It would be tempting for Joseph Ianniello to think the replacement of Richard Parsons by Strauss Zelnick as CBS’s interim Chairman is no big deal. After all, he survived the CBS-Viacom board battle and court case. He survived the debacle of Les Moonves’ MeToo meltdown and came out on top as Interim CEO when Parsons came in and cleaned things up. Tempting to think no big deal, but wrong. Ianniello needs to hit a reset button and act like he’s in a new job with a new boss.

As I’ve said throughout this series, executive onboarding is the key to accelerating success and reducing risk in a new job. People generally fail in new executive roles because of poor fit, poor delivery or poor adjustment to a change down the road. They accelerate success by 1) getting a head start, 2) managing the message, 3) setting direction and building the team and 4) sustaining momentum and delivering results. Ianniello’s situation is particularly complicated as an interim leader with a new interim boss.

Fellow Forbes contributor Jonathan Berr described just how complicated this is in his article on Richard Parsons’ Abrupt Departure From CBS Board Adds To Backstage Drama. Ianniello needs to apply interim leadership thinking and new boss thinking at the same time, now.

Interim Leadership Framework

  • Environment: Understand the context including whether the job is yours to lose or not.
  • Values: Understand what matters and why – what you must accomplish and what principles you cannot violate.
  • Attitude: Adopt the right attitude for the situation, making appropriate strategic, posture and cultural choices.
  • Relationships: Whether the leadership role is permanent of interim, the heart of leadership is always connecting with other.
  • Behaviors: In an interim role think in terms of two time frames for impact: things that impact current results and things that lay the foundation for future results.
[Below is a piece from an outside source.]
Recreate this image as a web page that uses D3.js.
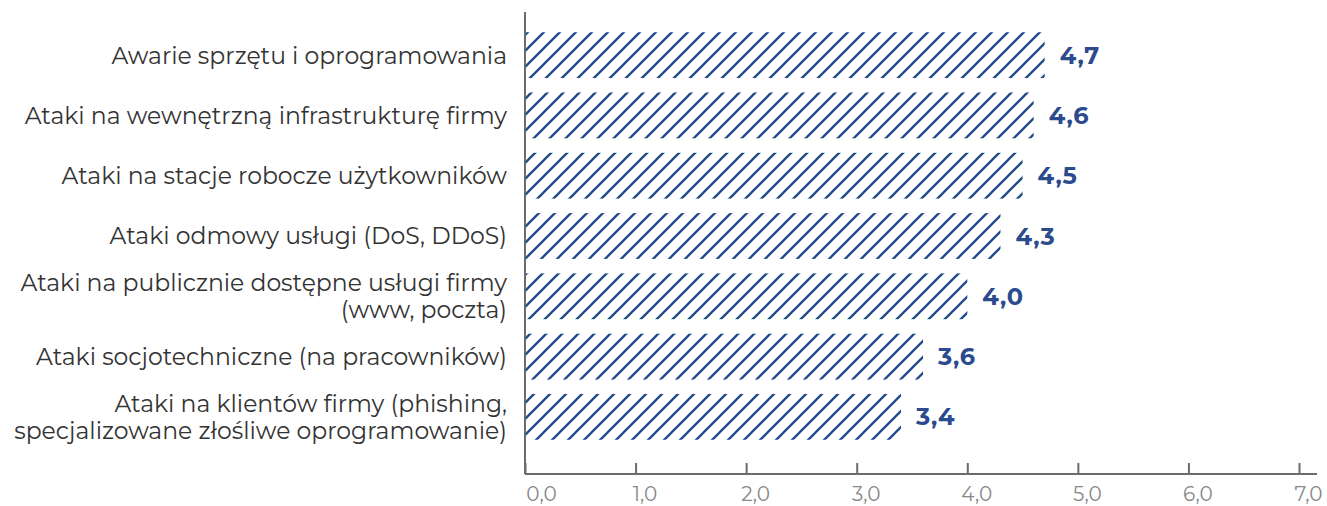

Seven Keys To Adjusting To A New Boss

  1. Foundation: Treat your new boss decently as a human being. Make him or her feel welcome, valued and valuable. Enable the new boss to do good work. Do your job well – not the boss’.
  2. Attitude: Choose to be optimistic. Believe the best about your new boss. Focus on these positives at all times with all people.
  3. Approach: Proactively tell your new boss that you want to be part of the new team and follow up with actions to reinforce this.
  4. Learning: Present a realistic and honest game plan to help the boss learn. Seek out the new boss’s perspective early and often, and be open to new directions.
  5. Expectations: Understand and move on your new boss’ agenda immediately. Know the boss’ priorities. Know what the new boss thinks your priorities should be.
  6. Implementation: Adjust to your new boss’ working style immediately. This is a hard shift, not an evolution around control points, decision-making and communication.
  7. Delivery: Be on your “A” game. Be present and “on” – everything done by you and your team will be part of your new boss’ evaluation of you. Deliver early wins that are important to your new boss and to the people he or she listens to. In a restart, the score is reset. Your old wins and your team’s old wins are history.

Implications for Ianiello

  • Interim thinking: The job is his to lose. He must continue to help clean up the current mess while also laying the foundation for future results during his tenure as permanent CEO.
  • New boss: The key for him is not to assume anything. He needs to reapply for the interim role while continuing to prove himself for the permanent role. He needs to move on Zelnick’s agenda and adapt to Zelnick’s style now.
  • Deliver results: What matters most to everyone at CBS is results. Iannello and his team need to continue to win. That covers a multitude of sins.